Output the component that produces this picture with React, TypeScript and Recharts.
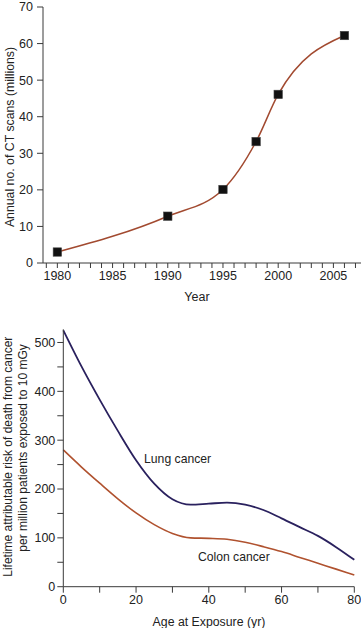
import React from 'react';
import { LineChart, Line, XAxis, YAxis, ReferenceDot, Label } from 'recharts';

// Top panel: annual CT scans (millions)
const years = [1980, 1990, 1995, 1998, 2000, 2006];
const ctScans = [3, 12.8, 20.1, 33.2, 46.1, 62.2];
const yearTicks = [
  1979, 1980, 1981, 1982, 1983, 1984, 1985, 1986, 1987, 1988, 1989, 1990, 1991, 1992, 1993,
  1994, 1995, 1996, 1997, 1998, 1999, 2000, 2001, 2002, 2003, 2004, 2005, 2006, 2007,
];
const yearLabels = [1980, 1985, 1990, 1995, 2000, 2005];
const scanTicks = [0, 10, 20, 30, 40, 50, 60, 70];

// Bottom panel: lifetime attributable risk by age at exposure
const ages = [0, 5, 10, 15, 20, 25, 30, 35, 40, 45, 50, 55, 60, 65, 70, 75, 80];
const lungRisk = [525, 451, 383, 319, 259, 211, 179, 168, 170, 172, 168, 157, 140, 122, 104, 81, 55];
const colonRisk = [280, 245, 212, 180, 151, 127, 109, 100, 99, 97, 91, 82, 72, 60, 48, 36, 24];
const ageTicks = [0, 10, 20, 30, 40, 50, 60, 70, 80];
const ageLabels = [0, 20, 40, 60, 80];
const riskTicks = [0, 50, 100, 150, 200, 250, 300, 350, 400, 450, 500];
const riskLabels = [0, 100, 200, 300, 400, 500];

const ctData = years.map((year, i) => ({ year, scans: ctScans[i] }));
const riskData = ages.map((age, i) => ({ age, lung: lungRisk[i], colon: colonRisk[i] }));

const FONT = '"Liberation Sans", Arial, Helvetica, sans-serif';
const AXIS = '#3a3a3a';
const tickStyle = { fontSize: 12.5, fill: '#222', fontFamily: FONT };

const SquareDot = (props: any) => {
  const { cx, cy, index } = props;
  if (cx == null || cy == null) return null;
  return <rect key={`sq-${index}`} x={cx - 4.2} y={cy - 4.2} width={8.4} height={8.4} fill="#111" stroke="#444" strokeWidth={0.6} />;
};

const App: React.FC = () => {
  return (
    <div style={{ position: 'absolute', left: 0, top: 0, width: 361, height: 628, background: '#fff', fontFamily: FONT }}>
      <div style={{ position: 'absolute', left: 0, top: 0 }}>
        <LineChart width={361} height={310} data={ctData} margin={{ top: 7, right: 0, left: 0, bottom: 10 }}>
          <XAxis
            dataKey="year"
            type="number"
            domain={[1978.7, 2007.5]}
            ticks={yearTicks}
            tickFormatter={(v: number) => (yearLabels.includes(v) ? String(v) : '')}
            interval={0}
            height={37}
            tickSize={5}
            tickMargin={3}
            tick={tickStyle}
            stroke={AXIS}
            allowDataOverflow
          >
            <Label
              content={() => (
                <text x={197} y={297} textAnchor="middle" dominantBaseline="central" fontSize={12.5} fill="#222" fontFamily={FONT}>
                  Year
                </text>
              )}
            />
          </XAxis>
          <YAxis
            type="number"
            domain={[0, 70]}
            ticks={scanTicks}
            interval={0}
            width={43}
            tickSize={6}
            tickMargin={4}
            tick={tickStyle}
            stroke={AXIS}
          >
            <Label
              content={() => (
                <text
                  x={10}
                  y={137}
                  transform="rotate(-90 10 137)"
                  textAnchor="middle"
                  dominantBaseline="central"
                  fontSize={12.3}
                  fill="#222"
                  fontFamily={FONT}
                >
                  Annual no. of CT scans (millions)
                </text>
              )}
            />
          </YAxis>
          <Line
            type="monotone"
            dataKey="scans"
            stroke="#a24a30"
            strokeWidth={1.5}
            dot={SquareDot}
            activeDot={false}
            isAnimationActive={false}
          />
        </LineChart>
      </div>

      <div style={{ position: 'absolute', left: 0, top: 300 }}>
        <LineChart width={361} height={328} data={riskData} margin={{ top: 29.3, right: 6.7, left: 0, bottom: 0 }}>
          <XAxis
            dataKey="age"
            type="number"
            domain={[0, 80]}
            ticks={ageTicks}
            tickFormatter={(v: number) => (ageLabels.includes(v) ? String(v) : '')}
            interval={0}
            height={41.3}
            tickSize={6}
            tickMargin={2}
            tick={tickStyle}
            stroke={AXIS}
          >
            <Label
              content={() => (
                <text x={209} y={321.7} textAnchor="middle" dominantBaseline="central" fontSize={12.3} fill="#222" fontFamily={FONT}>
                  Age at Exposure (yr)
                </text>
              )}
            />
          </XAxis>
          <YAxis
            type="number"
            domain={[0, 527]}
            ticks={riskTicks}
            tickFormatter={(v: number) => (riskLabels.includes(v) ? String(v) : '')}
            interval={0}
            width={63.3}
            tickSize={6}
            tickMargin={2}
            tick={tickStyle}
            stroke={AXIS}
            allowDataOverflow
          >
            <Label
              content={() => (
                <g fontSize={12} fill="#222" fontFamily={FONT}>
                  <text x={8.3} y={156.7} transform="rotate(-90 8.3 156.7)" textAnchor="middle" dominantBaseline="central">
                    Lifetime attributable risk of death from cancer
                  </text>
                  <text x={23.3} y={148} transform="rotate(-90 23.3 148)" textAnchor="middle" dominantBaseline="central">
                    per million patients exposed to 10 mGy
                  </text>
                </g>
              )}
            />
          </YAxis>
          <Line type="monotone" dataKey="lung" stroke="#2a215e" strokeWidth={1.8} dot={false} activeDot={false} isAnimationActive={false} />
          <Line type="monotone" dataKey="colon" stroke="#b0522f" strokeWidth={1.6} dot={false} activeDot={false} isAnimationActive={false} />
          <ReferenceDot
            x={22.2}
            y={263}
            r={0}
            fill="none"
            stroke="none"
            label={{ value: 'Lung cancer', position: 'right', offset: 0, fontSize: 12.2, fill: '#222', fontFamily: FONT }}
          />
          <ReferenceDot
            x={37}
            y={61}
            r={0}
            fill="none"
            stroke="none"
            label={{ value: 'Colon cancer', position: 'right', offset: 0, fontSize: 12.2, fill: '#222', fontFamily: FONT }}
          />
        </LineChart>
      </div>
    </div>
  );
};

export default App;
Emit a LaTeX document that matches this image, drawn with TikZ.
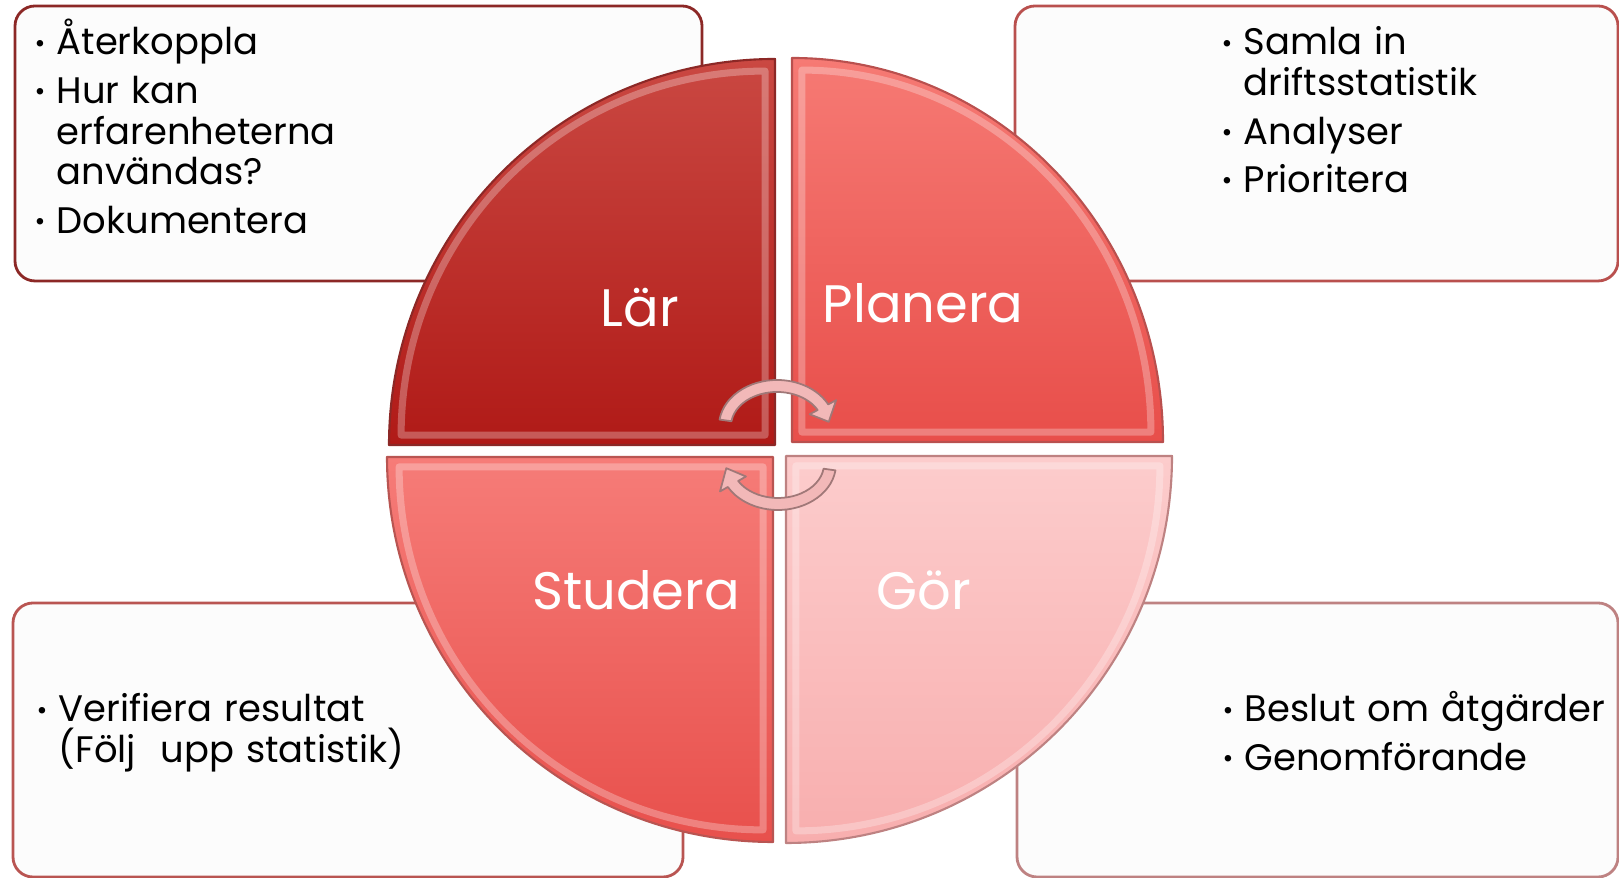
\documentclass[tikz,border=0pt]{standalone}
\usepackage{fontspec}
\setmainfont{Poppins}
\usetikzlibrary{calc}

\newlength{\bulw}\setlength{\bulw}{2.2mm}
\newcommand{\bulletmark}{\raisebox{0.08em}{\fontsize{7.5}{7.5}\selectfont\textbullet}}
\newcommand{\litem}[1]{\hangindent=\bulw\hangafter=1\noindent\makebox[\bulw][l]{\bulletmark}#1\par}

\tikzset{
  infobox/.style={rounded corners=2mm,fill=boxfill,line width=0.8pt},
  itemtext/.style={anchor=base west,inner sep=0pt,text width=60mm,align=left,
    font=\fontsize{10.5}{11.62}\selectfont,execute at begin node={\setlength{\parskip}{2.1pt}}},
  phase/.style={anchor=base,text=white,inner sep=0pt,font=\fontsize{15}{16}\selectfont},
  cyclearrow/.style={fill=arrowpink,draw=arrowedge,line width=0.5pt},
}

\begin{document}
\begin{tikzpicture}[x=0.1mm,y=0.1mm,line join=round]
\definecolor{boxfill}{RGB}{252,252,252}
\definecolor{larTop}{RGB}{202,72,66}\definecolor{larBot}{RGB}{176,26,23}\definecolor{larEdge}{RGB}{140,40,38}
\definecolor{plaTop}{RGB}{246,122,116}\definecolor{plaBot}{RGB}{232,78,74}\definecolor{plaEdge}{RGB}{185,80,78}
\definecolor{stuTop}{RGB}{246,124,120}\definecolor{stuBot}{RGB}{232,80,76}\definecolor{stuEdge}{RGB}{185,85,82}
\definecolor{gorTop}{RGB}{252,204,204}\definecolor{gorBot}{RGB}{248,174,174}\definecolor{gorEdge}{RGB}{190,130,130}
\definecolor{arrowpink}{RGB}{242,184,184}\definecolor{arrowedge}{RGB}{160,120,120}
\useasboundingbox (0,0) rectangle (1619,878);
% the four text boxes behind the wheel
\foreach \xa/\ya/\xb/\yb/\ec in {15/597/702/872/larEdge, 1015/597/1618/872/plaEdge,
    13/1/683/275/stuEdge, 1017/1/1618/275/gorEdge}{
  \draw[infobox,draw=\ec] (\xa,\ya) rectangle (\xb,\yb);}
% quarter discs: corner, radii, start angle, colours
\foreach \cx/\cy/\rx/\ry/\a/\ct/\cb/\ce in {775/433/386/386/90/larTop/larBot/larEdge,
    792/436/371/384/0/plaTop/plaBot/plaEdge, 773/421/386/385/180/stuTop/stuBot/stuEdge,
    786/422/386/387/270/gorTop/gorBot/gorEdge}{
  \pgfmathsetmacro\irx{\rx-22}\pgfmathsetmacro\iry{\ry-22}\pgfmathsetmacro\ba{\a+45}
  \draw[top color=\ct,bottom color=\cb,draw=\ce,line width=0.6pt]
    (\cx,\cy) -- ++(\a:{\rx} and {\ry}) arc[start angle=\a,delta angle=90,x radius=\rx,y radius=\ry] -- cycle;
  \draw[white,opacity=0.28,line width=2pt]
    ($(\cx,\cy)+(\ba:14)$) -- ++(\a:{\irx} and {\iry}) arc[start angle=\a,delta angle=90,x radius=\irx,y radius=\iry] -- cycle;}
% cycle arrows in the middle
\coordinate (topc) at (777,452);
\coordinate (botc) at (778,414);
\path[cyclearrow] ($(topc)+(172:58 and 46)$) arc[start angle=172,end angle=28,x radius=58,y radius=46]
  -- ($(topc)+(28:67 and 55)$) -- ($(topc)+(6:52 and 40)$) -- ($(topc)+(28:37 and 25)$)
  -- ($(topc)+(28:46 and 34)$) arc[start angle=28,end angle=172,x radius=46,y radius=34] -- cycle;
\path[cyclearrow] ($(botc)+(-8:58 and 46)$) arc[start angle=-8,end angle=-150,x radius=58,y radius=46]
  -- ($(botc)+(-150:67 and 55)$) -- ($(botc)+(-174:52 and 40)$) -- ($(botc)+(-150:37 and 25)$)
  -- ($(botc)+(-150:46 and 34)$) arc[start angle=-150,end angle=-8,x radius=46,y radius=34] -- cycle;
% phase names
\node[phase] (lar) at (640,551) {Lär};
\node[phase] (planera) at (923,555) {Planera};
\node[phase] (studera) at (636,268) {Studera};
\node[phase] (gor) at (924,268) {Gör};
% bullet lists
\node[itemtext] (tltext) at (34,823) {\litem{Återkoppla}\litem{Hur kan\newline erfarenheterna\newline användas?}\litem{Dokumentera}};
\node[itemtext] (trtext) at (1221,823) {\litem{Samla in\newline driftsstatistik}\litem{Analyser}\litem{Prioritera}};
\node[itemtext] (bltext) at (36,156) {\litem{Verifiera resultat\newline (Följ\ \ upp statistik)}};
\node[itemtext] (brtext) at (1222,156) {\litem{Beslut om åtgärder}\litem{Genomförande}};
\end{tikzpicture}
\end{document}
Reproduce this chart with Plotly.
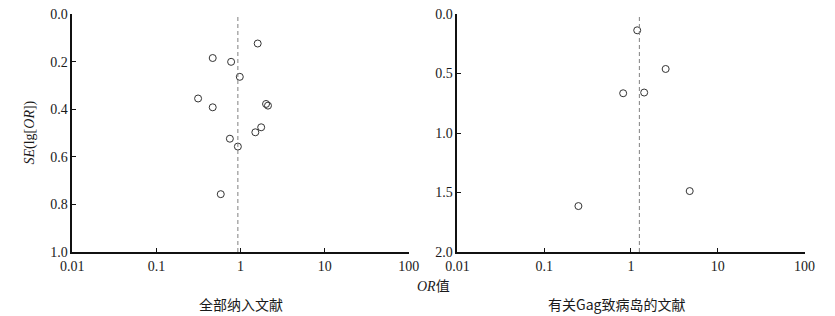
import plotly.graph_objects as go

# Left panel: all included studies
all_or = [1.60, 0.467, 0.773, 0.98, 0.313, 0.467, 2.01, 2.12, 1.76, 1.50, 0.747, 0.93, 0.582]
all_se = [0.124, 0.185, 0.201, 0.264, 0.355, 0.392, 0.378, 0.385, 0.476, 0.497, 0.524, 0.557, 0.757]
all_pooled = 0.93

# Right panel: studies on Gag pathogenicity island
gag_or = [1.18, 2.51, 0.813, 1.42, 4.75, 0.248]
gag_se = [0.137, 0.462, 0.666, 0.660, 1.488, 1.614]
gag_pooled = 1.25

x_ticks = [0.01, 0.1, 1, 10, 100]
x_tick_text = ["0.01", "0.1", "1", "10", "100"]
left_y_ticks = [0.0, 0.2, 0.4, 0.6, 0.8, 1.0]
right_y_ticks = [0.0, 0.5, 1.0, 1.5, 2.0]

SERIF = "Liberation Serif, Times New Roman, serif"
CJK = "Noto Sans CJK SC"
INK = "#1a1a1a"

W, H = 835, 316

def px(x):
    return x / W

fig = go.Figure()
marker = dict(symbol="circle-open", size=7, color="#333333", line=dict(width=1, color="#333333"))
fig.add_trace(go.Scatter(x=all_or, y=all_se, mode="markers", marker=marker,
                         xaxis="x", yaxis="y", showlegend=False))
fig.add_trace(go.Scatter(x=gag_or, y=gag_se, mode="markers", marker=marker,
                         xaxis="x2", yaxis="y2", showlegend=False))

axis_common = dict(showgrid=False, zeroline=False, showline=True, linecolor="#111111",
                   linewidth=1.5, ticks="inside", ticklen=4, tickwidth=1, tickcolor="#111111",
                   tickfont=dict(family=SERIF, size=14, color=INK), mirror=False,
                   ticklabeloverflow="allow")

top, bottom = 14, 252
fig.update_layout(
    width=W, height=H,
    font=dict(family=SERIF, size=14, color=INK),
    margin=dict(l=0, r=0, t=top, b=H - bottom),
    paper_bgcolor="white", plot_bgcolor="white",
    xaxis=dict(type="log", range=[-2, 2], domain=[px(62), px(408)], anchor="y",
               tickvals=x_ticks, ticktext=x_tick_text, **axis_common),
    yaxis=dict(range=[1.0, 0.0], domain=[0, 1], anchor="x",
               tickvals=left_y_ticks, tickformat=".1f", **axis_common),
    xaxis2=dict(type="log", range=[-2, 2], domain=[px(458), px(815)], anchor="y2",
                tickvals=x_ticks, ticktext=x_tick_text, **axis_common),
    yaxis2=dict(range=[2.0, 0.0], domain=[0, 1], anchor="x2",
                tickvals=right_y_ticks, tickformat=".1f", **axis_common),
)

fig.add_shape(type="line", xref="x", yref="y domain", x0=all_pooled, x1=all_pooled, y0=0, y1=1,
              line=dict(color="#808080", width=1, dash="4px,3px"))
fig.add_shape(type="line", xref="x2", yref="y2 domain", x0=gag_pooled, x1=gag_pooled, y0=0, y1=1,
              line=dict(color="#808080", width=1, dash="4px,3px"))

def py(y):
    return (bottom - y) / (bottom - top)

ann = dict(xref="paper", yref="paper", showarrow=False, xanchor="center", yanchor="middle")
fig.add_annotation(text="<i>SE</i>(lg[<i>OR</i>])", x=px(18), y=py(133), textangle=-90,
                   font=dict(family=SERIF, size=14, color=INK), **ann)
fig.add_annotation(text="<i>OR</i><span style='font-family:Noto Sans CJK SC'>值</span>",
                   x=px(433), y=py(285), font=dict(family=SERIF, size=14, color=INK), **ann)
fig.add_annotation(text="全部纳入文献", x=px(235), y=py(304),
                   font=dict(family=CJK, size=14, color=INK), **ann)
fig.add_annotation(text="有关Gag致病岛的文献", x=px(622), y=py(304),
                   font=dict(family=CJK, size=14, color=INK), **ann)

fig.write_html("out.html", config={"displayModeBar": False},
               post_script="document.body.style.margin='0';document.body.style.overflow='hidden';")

- _Work to be completed_
Each line from the top of the material through the line containing "YAxis, ReferenceDot, Label" should be reproduced exactly; please drop any images.

- _Task solution_
Output the component that produces this picture with React, TypeScript and Recharts.
import React from 'react';
import { LineChart, Line, XAxis, YAxis, ReferenceDot, Label } from 'recharts';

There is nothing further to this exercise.